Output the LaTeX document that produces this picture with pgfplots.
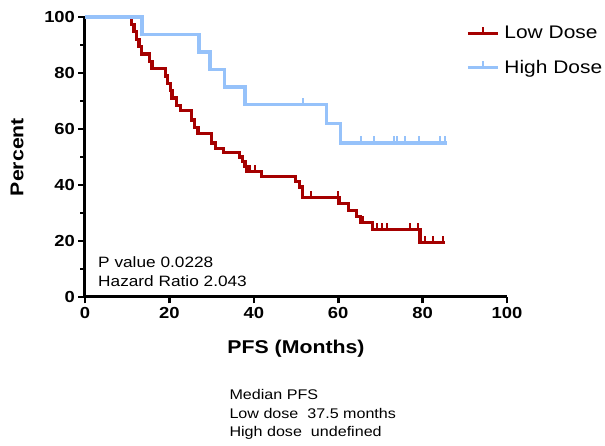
\documentclass[border=0pt]{standalone}
\usepackage{fontspec}
\setmainfont{Liberation Sans}[FakeStretch=1.15]
\usepackage{pgfplots}
\usepackage{pgfplotstable}
\pgfplotsset{compat=1.18}

\definecolor{lowred}{RGB}{165,0,0}
\definecolor{highblue}{RGB}{150,194,250}

% censor tick, drawn upward from the curve
\pgfdeclareplotmark{cens}{%
  \pgfpathmoveto{\pgfpointorigin}%
  \pgfpathlineto{\pgfpoint{0pt}{6.5pt}}%
  \pgfusepathqstroke}

\pgfplotstableread{
t s
0 100
11.0 97.4
11.6 94.7
12.2 92.1
12.8 89.5
13.4 86.8
15.2 84.2
15.9 81.6
19.0 78.9
19.6 76.3
20.2 73.7
20.6 71.1
21.7 68.4
22.6 66.6
25.3 63.2
26.0 60.5
26.8 58.5
30.0 55.0
31.0 53.0
32.9 51.6
36.7 50.0
37.4 48.3
37.9 46.5
38.4 44.8
41.9 43.1
49.8 41.2
50.9 39.3
51.5 35.5
60.2 33.3
62.4 31.0
64.4 28.7
65.2 26.6
68.2 24.2
79.4 19.4
85.3 19.4
}\lowdose

\pgfplotstableread{
t s
39.1 44.8
40.3 44.8
53.6 35.5
60.0 35.5
65.8 26.6
69.1 24.2
70.3 24.2
71.6 24.2
77.1 24.2
79.0 24.2
80.6 19.4
82.5 19.4
84.9 19.4
}\lowcens

\pgfplotstableread{
t s
0 100
13.5 93.75
27.0 87.5
29.6 81.25
33.0 75
37.9 68.75
57.3 61.875
60.6 55
85.7 55
}\highdose

\pgfplotstableread{
t s
51.6 68.75
65.3 55
68.5 55
73.2 55
73.9 55
75.8 55
79.2 55
84.1 55
85.4 55
}\highcens

\begin{document}
\begin{tikzpicture}
\path[use as bounding box] (-85pt,-149pt) rectangle (520pt,297pt);
\begin{axis}[
    at={(0pt,0pt)}, anchor=south west,
    scale only axis, width=422pt, height=280pt,
    xmin=0, xmax=100, ymin=0, ymax=100,
    axis x line*=bottom, axis y line*=left,
    axis line style={-, line width=3pt},
    xtick={0,20,...,100}, ytick={0,20,...,100},
    minor y tick num=1,
    tick align=outside,
    major tick length=6.5pt, minor tick length=4.5pt,
    every tick/.style={black, line width=2.6pt},
    tick label style={font=\bfseries\fontsize{16}{16}\selectfont},
    /pgf/number format/assume math mode=true,
    xlabel={PFS (Months)}, ylabel={Percent},
    every axis x label/.style={at={(axis description cs:0.5,-0.186)}, anchor=center,
        font=\bfseries\fontsize{18.5}{18.5}\selectfont},
    every axis y label/.style={at={(axis description cs:-0.161,0.5)}, rotate=90, anchor=center,
        font=\bfseries\fontsize{18.5}{18.5}\selectfont},
    clip=false,
    legend image code/.code={\draw[mark repeat=2, mark phase=2, #1] plot coordinates {(0pt,0pt) (15pt,0pt) (30pt,0pt)};},
    legend style={draw=none, fill=none, at={(rel axis cs:0.903,0.968)}, anchor=north west,
        font=\fontsize{18.2}{18.2}\selectfont, row sep=20pt, column sep=0pt,
        inner sep=0pt, nodes={inner sep=0pt}},
    legend cell align=left,
]
\addplot[const plot, lowred, line width=3.2pt, forget plot] table {\lowdose};
\addplot[only marks, mark=cens, lowred, mark options={line width=2pt}, forget plot] table {\lowcens};
\addplot[const plot, highblue, line width=3.2pt, forget plot] table {\highdose};
\addplot[only marks, mark=cens, highblue, mark options={line width=2pt}, forget plot] table {\highcens};

\addlegendimage{lowred, line width=3.2pt, mark=cens, mark options={line width=2pt}}
\addlegendentry{\hspace{5pt}Low Dose}
\addlegendimage{highblue, line width=3.2pt, mark=cens, mark options={line width=2pt}}
\addlegendentry{\hspace{5pt}High Dose}

\node[anchor=base west, font=\fontsize{15}{15}\selectfont] at (axis cs:2.3,10.7) {P value 0.0228};
\node[anchor=base west, font=\fontsize{15}{15}\selectfont] at (axis cs:2.3,3.6) {Hazard Ratio 2.043};
\end{axis}
\node[anchor=base west, font=\fontsize{14}{14}\selectfont] at (141pt,-103pt) {Median PFS};
\node[anchor=base west, font=\fontsize{14}{14}\selectfont] at (141pt,-121.5pt) {Low dose\ \ 37.5 months};
\node[anchor=base west, font=\fontsize{14}{14}\selectfont] at (141pt,-140pt) {High dose\ \ undefined};
\end{tikzpicture}
\end{document}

* * *

Written exercise:
Repeat the material above in full and exactly, omitting the pictures.

Right answer:
Output the LaTeX document that produces this picture with pgfplots.
\documentclass[border=0pt]{standalone}
\usepackage{fontspec}
\setmainfont{Liberation Sans}[FakeStretch=1.15]
\usepackage{pgfplots}
\usepackage{pgfplotstable}
\pgfplotsset{compat=1.18}

\definecolor{lowred}{RGB}{165,0,0}
\definecolor{highblue}{RGB}{150,194,250}

% censor tick, drawn upward from the curve
\pgfdeclareplotmark{cens}{%
  \pgfpathmoveto{\pgfpointorigin}%
  \pgfpathlineto{\pgfpoint{0pt}{6.5pt}}%
  \pgfusepathqstroke}

\pgfplotstableread{
t s
0 100
11.0 97.4
11.6 94.7
12.2 92.1
12.8 89.5
13.4 86.8
15.2 84.2
15.9 81.6
19.0 78.9
19.6 76.3
20.2 73.7
20.6 71.1
21.7 68.4
22.6 66.6
25.3 63.2
26.0 60.5
26.8 58.5
30.0 55.0
31.0 53.0
32.9 51.6
36.7 50.0
37.4 48.3
37.9 46.5
38.4 44.8
41.9 43.1
49.8 41.2
50.9 39.3
51.5 35.5
60.2 33.3
62.4 31.0
64.4 28.7
65.2 26.6
68.2 24.2
79.4 19.4
85.3 19.4
}\lowdose

\pgfplotstableread{
t s
39.1 44.8
40.3 44.8
53.6 35.5
60.0 35.5
65.8 26.6
69.1 24.2
70.3 24.2
71.6 24.2
77.1 24.2
79.0 24.2
80.6 19.4
82.5 19.4
84.9 19.4
}\lowcens

\pgfplotstableread{
t s
0 100
13.5 93.75
27.0 87.5
29.6 81.25
33.0 75
37.9 68.75
57.3 61.875
60.6 55
85.7 55
}\highdose

\pgfplotstableread{
t s
51.6 68.75
65.3 55
68.5 55
73.2 55
73.9 55
75.8 55
79.2 55
84.1 55
85.4 55
}\highcens

\begin{document}
\begin{tikzpicture}
\path[use as bounding box] (-85pt,-149pt) rectangle (520pt,297pt);
\begin{axis}[
    at={(0pt,0pt)}, anchor=south west,
    scale only axis, width=422pt, height=280pt,
    xmin=0, xmax=100, ymin=0, ymax=100,
    axis x line*=bottom, axis y line*=left,
    axis line style={-, line width=3pt},
    xtick={0,20,...,100}, ytick={0,20,...,100},
    minor y tick num=1,
    tick align=outside,
    major tick length=6.5pt, minor tick length=4.5pt,
    every tick/.style={black, line width=2.6pt},
    tick label style={font=\bfseries\fontsize{16}{16}\selectfont},
    /pgf/number format/assume math mode=true,
    xlabel={PFS (Months)}, ylabel={Percent},
    every axis x label/.style={at={(axis description cs:0.5,-0.186)}, anchor=center,
        font=\bfseries\fontsize{18.5}{18.5}\selectfont},
    every axis y label/.style={at={(axis description cs:-0.161,0.5)}, rotate=90, anchor=center,
        font=\bfseries\fontsize{18.5}{18.5}\selectfont},
    clip=false,
    legend image code/.code={\draw[mark repeat=2, mark phase=2, #1] plot coordinates {(0pt,0pt) (15pt,0pt) (30pt,0pt)};},
    legend style={draw=none, fill=none, at={(rel axis cs:0.903,0.968)}, anchor=north west,
        font=\fontsize{18.2}{18.2}\selectfont, row sep=20pt, column sep=0pt,
        inner sep=0pt, nodes={inner sep=0pt}},
    legend cell align=left,
]
\addplot[const plot, lowred, line width=3.2pt, forget plot] table {\lowdose};
\addplot[only marks, mark=cens, lowred, mark options={line width=2pt}, forget plot] table {\lowcens};
\addplot[const plot, highblue, line width=3.2pt, forget plot] table {\highdose};
\addplot[only marks, mark=cens, highblue, mark options={line width=2pt}, forget plot] table {\highcens};

\addlegendimage{lowred, line width=3.2pt, mark=cens, mark options={line width=2pt}}
\addlegendentry{\hspace{5pt}Low Dose}
\addlegendimage{highblue, line width=3.2pt, mark=cens, mark options={line width=2pt}}
\addlegendentry{\hspace{5pt}High Dose}

\node[anchor=base west, font=\fontsize{15}{15}\selectfont] at (axis cs:2.3,10.7) {P value 0.0228};
\node[anchor=base west, font=\fontsize{15}{15}\selectfont] at (axis cs:2.3,3.6) {Hazard Ratio 2.043};
\end{axis}
\node[anchor=base west, font=\fontsize{14}{14}\selectfont] at (141pt,-103pt) {Median PFS};
\node[anchor=base west, font=\fontsize{14}{14}\selectfont] at (141pt,-121.5pt) {Low dose\ \ 37.5 months};
\node[anchor=base west, font=\fontsize{14}{14}\selectfont] at (141pt,-140pt) {High dose\ \ undefined};
\end{tikzpicture}
\end{document}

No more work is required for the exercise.